▸ **WHAT IS BEING ASKED**
Write out the entire listing below exactly as it appears, minus any pictures.
-- BEGIN SUPPLIED MATERIAL --
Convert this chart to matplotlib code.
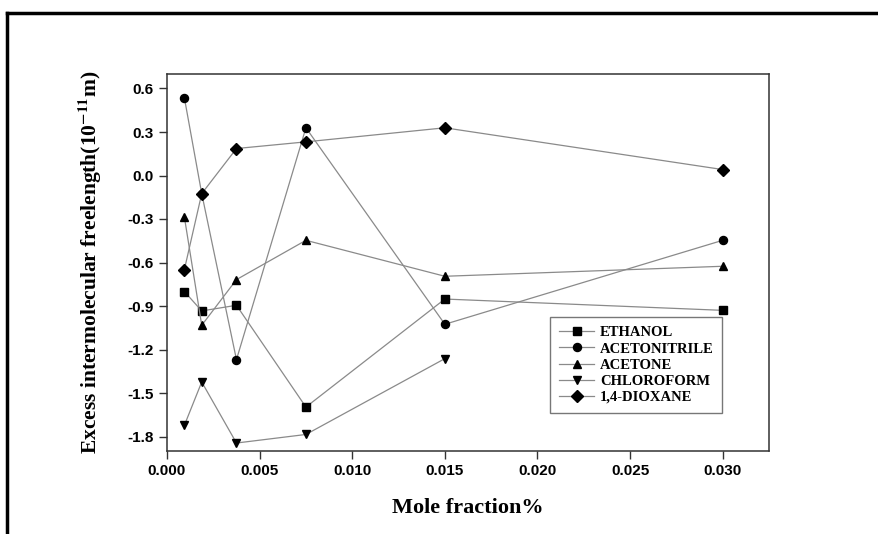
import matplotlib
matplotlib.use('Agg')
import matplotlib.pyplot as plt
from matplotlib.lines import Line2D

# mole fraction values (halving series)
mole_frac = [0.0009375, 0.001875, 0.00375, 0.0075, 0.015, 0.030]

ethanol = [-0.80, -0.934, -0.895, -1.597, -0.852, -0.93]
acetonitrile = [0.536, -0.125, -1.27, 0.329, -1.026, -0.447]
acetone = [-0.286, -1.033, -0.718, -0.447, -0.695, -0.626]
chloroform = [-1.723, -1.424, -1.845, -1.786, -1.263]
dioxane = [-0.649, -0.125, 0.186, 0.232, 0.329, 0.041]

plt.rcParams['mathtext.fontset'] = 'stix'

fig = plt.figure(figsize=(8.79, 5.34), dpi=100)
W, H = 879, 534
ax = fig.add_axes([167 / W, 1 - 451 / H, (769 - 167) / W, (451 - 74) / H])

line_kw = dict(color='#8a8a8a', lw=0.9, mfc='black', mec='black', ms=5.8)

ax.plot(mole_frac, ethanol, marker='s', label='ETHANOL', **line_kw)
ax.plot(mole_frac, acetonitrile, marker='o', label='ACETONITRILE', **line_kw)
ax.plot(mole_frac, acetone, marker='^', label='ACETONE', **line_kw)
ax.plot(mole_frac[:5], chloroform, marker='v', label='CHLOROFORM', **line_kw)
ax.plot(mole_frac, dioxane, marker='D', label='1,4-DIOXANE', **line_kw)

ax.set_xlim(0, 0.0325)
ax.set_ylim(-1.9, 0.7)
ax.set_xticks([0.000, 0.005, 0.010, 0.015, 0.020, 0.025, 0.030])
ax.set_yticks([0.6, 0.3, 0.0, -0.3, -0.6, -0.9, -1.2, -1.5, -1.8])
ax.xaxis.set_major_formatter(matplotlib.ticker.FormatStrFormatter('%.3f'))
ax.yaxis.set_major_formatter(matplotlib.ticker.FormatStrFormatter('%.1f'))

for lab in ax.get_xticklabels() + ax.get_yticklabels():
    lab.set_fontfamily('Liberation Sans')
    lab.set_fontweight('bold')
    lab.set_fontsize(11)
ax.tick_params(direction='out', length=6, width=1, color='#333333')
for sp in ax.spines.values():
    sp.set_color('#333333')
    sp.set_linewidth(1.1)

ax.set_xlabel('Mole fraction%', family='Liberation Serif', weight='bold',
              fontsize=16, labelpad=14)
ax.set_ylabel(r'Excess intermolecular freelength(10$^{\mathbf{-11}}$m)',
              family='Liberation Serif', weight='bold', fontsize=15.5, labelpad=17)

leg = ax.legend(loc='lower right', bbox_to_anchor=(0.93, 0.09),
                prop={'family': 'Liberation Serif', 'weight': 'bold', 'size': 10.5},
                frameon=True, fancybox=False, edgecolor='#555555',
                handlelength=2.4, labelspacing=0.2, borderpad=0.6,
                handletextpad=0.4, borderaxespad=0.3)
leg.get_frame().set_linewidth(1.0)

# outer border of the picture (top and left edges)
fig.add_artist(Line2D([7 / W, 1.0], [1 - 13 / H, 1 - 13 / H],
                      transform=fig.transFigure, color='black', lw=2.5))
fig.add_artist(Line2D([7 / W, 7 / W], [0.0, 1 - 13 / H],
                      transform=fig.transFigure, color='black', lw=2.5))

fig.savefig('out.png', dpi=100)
-- END SUPPLIED MATERIAL --
▸ **FINAL RESULT**
Convert this chart to matplotlib code.
import matplotlib
matplotlib.use('Agg')
import matplotlib.pyplot as plt
from matplotlib.lines import Line2D

# mole fraction values (halving series)
mole_frac = [0.0009375, 0.001875, 0.00375, 0.0075, 0.015, 0.030]

ethanol = [-0.80, -0.934, -0.895, -1.597, -0.852, -0.93]
acetonitrile = [0.536, -0.125, -1.27, 0.329, -1.026, -0.447]
acetone = [-0.286, -1.033, -0.718, -0.447, -0.695, -0.626]
chloroform = [-1.723, -1.424, -1.845, -1.786, -1.263]
dioxane = [-0.649, -0.125, 0.186, 0.232, 0.329, 0.041]

plt.rcParams['mathtext.fontset'] = 'stix'

fig = plt.figure(figsize=(8.79, 5.34), dpi=100)
W, H = 879, 534
ax = fig.add_axes([167 / W, 1 - 451 / H, (769 - 167) / W, (451 - 74) / H])

line_kw = dict(color='#8a8a8a', lw=0.9, mfc='black', mec='black', ms=5.8)

ax.plot(mole_frac, ethanol, marker='s', label='ETHANOL', **line_kw)
ax.plot(mole_frac, acetonitrile, marker='o', label='ACETONITRILE', **line_kw)
ax.plot(mole_frac, acetone, marker='^', label='ACETONE', **line_kw)
ax.plot(mole_frac[:5], chloroform, marker='v', label='CHLOROFORM', **line_kw)
ax.plot(mole_frac, dioxane, marker='D', label='1,4-DIOXANE', **line_kw)

ax.set_xlim(0, 0.0325)
ax.set_ylim(-1.9, 0.7)
ax.set_xticks([0.000, 0.005, 0.010, 0.015, 0.020, 0.025, 0.030])
ax.set_yticks([0.6, 0.3, 0.0, -0.3, -0.6, -0.9, -1.2, -1.5, -1.8])
ax.xaxis.set_major_formatter(matplotlib.ticker.FormatStrFormatter('%.3f'))
ax.yaxis.set_major_formatter(matplotlib.ticker.FormatStrFormatter('%.1f'))

for lab in ax.get_xticklabels() + ax.get_yticklabels():
    lab.set_fontfamily('Liberation Sans')
    lab.set_fontweight('bold')
    lab.set_fontsize(11)
ax.tick_params(direction='out', length=6, width=1, color='#333333')
for sp in ax.spines.values():
    sp.set_color('#333333')
    sp.set_linewidth(1.1)

ax.set_xlabel('Mole fraction%', family='Liberation Serif', weight='bold',
              fontsize=16, labelpad=14)
ax.set_ylabel(r'Excess intermolecular freelength(10$^{\mathbf{-11}}$m)',
              family='Liberation Serif', weight='bold', fontsize=15.5, labelpad=17)

leg = ax.legend(loc='lower right', bbox_to_anchor=(0.93, 0.09),
                prop={'family': 'Liberation Serif', 'weight': 'bold', 'size': 10.5},
                frameon=True, fancybox=False, edgecolor='#555555',
                handlelength=2.4, labelspacing=0.2, borderpad=0.6,
                handletextpad=0.4, borderaxespad=0.3)
leg.get_frame().set_linewidth(1.0)

# outer border of the picture (top and left edges)
fig.add_artist(Line2D([7 / W, 1.0], [1 - 13 / H, 1 - 13 / H],
                      transform=fig.transFigure, color='black', lw=2.5))
fig.add_artist(Line2D([7 / W, 7 / W], [0.0, 1 - 13 / H],
                      transform=fig.transFigure, color='black', lw=2.5))

fig.savefig('out.png', dpi=100)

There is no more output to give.